**Exercise task:** Exactly as written, write out the lines below from the first to the one containing "Chart.register(...registerables);", inclusive. Pictures do not belong in the copy.

>> start Dataset section

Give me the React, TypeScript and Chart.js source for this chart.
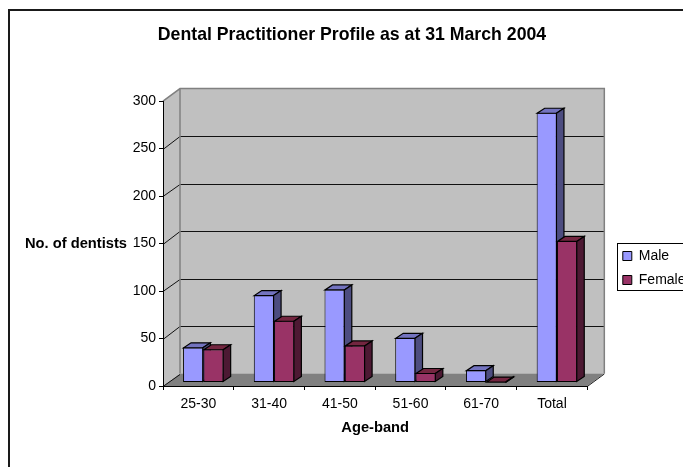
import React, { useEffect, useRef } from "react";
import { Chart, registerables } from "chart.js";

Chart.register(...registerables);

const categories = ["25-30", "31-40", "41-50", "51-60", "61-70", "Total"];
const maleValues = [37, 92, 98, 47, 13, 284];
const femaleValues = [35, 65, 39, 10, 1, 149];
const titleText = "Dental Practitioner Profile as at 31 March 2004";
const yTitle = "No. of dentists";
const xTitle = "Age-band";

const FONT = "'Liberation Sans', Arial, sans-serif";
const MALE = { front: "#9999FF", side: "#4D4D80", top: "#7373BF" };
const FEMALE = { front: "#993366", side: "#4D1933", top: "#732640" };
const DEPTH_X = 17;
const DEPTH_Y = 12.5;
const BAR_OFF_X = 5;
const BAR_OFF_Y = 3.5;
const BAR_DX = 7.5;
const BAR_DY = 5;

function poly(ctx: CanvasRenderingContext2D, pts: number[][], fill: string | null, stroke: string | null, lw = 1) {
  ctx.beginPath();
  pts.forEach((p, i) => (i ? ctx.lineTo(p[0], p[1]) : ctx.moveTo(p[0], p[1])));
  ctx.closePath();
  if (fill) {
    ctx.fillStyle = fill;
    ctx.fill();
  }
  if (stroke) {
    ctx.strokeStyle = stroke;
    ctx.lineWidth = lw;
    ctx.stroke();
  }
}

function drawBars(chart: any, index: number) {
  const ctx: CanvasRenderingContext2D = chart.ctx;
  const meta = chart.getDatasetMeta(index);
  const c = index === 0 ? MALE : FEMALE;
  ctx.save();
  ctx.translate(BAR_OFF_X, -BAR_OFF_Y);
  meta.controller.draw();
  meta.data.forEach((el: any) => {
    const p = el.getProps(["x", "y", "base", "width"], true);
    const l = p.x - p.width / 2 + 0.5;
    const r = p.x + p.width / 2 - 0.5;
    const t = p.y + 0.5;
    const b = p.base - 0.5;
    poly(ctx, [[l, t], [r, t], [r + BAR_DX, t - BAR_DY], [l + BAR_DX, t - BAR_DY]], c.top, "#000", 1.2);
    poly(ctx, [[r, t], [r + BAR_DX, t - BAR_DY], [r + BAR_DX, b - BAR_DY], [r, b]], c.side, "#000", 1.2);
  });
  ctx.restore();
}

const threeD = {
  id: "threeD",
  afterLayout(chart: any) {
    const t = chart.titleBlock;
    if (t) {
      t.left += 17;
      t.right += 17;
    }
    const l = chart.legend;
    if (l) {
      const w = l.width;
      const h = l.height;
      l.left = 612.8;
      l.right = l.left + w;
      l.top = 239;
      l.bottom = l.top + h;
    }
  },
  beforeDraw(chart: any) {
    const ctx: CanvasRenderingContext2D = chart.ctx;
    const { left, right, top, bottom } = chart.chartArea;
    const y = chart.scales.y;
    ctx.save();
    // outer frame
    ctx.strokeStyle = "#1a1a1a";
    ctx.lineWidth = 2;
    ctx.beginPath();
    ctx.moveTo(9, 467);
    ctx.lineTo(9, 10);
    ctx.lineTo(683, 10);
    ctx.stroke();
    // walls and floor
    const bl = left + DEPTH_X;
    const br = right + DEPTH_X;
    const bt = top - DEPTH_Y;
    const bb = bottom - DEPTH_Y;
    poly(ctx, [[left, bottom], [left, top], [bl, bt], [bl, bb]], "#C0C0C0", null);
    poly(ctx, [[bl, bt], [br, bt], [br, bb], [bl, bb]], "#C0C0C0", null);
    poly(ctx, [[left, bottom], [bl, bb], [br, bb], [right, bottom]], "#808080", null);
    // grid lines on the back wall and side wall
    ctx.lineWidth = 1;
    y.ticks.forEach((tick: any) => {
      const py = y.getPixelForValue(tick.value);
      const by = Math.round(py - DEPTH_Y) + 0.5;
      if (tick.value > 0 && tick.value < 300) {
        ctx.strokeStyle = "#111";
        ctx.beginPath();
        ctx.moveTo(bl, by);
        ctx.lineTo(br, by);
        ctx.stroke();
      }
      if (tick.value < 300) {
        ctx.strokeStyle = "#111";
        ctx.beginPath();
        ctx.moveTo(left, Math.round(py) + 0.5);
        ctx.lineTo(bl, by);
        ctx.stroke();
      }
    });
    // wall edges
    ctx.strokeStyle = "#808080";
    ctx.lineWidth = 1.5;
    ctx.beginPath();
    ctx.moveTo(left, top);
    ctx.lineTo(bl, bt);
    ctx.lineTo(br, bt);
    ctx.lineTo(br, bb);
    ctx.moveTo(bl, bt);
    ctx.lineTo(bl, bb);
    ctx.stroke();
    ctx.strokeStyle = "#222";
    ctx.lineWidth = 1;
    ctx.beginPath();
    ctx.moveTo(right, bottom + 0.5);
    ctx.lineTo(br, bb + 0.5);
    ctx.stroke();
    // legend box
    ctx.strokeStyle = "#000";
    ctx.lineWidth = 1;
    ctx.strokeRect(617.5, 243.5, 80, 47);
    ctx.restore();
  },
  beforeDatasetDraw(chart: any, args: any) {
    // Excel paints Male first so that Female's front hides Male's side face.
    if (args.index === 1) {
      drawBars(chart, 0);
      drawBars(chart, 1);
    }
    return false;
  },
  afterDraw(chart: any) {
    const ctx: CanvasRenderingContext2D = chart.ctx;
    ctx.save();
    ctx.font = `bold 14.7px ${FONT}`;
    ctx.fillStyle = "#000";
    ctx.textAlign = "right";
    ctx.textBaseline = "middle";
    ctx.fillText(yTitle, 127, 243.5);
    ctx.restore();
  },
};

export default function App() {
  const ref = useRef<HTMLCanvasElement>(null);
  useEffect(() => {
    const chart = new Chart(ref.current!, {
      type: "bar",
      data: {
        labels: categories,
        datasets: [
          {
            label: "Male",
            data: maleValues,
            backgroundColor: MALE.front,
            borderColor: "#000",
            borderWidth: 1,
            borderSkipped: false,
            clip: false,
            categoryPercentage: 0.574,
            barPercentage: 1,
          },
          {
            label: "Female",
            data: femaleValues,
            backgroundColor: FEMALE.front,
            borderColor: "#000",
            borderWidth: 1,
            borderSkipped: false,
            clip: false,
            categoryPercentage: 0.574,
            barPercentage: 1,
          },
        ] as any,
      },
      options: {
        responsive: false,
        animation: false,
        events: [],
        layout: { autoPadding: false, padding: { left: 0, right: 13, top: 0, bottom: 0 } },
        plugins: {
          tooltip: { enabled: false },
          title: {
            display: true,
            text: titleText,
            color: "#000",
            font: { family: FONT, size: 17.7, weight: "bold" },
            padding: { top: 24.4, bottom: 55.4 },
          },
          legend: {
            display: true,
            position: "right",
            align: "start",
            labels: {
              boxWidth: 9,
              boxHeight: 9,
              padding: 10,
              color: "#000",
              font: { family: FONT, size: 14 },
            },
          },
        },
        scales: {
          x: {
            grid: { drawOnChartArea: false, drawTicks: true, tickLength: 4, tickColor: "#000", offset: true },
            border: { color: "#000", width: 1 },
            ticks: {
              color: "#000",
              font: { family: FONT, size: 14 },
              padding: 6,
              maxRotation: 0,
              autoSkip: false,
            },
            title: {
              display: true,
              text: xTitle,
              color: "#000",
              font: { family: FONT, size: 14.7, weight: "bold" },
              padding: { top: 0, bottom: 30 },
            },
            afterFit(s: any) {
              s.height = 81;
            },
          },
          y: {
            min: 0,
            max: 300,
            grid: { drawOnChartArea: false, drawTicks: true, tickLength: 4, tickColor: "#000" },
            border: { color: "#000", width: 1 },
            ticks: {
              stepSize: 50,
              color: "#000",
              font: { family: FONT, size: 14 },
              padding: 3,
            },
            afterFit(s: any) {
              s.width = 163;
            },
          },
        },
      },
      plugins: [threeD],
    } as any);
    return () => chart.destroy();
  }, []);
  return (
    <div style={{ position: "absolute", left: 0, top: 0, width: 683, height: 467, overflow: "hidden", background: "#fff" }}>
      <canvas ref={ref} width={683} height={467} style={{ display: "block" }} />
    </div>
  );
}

>> end Dataset section

**Response to the exercise:**
Give me the React, TypeScript and Chart.js source for this chart.
import React, { useEffect, useRef } from "react";
import { Chart, registerables } from "chart.js";

Chart.register(...registerables);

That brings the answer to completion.